There were two points that I found interesting in the presentation:

1) When adjusting for carcass weight (I’m assuming of fed-cattle, not the cows themselves), the current cow herd is still as profitable as previous years despite shrinking numbers. Go mama cows go!

2) Resiliency is a very important characteristic of successful cow-calf producers. Especially when it comes to managing costs (i.e. being able to adapt to changes and be resilient, not resistant, to variability and novelty). I found this neat because I just read a review of a study on how resiliency in young children was found to be a characteristic that was indicative of success later in life.

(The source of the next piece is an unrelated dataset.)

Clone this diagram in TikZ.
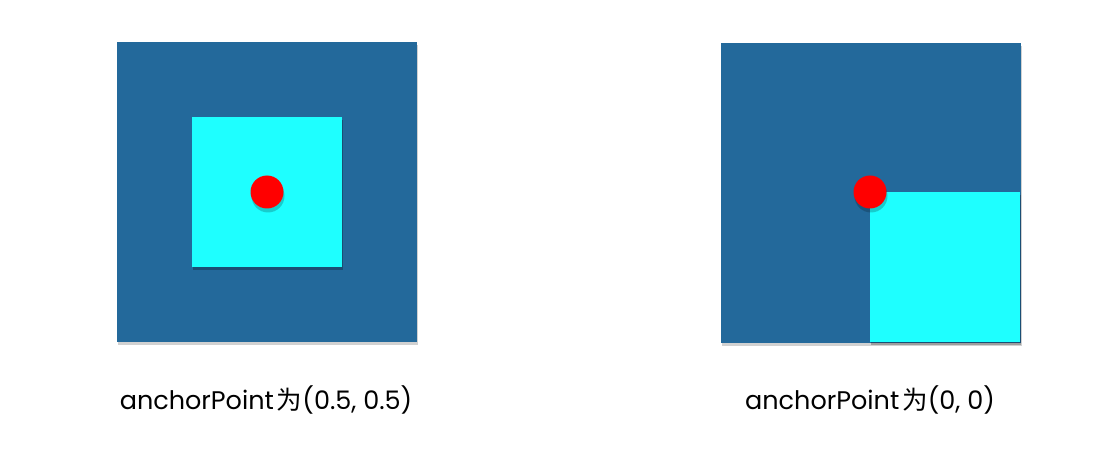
\documentclass[tikz,border=0pt]{standalone}
\usepackage{fontspec}
\setmainfont{Poppins}
\newfontfamily\cjk{Noto Sans CJK SC}
\usetikzlibrary{shadows}
\definecolor{paperblue}{HTML}{23699B}
\definecolor{layercyan}{HTML}{1EFFFF}
\definecolor{dotred}{HTML}{FF0000}
\tikzset{
  base/.style={fill=paperblue, minimum size=300, inner sep=0,
    drop shadow={shadow xshift=1pt, shadow yshift=-3pt, opacity=0.18, fill=black}},
  layer/.style={fill=layercyan, minimum size=150, inner sep=0,
    drop shadow={shadow xshift=1pt, shadow yshift=-3pt, opacity=0.25, fill=black}},
  anchordot/.style={circle, fill=dotred, minimum size=33, inner sep=0,
    drop shadow={shadow xshift=1pt, shadow yshift=-4pt, opacity=0.2, fill=black}},
  caption/.style={anchor=base, inner sep=0, font=\fontsize{25.5}{30}\selectfont}
}
\begin{document}
\begin{tikzpicture}[x=1pt, y=-1pt]
  \useasboundingbox (0,0) rectangle (1116,470);

  % left: anchorPoint (0.5, 0.5)
  \node[base] (leftbase) at (267,192) {};
  \node[layer] (leftlayer) at (267,192) {};
  \node[anchordot] (leftdot) at (leftlayer.center) {};
  \node[caption] (leftcap) at (266,409) {anchorPoint\hspace{3pt}{\cjk 为}(0.5, 0.5)};

  % right: anchorPoint (0, 0)
  \node[base] (rightbase) at (871,193) {};
  \node[layer, anchor=north west] (rightlayer) at (870,192) {};
  \node[anchordot] (rightdot) at (rightlayer.north west) {};
  \node[caption] (rightcap) at (870,409) {anchorPoint\hspace{3pt}{\cjk 为}(0, 0)};
\end{tikzpicture}
\end{document}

Is it possible that the manifestation within the industry as a characteristic of businesses that will later be successful is just another manifestation of the same behavioural relationships in a different context?

A story to share: Cattle Industry Convention 2012 in Nashville

February 5, 2012 1 comment

So I arrived a touch sleepy in Nashville after having left home at 2pm the day before to head through Calgary, L.A. and Houston. I thought I would sleep enroute, in a plane or a layover, but no luck. But I was very glad to be on the ground and outta the airport by 10:30am.

I grabbed the shuttle to the hotel and chat with some folks from a co-op farm store, one of NCBA’s board members and a lovely rancher’s wife. Got to the hotel, praying like heck that my room would be ready because I had 20 min to get my travel weary tooshie showered and to a meeting that I really wanted to attend. Thankfully it was, and off I went to navigate the 2,881 rooms to find mine. Seriously, this place is enormous. And gorgeous. Very hard not to get distracted or lost, but more on that later.

Talk about a fish outta water. I’ve lived in million people cities, been to very large conferences and I had yet to encounter anything like walking into the USA’s national Cattle Industry Conference. I have never seen so many people involved in one interest, so excited and engaged.

So I naturally started thinking of home and all the folks with whom I wished I could share my trip with. Oh wait, I have a blog now. I intended to blog daily about what was happening. Then I decided that since I’m so good at finding entertaining things, I’d rather get out there and take full advantage of being in Nashville with so many cattle-lovers, and return to the notes later. So I’m going to go over my notes and re-visit my experiences, distilling my excitement into a series of posts. Likely the more coherent choice for those of you that read this.

The next few posts on here will cover the activities at the conference. Some might be on a specific meeting or topic. There was a lot of intense things ranging from profitability of cow-calf operations, to navy seal ordeals, carcass evaluations and predictions for the near future of the beef industry. But all in all, I am so thankful that I had the opportunity to attend and hope this enriches your life at least a fraction of what it did for mine.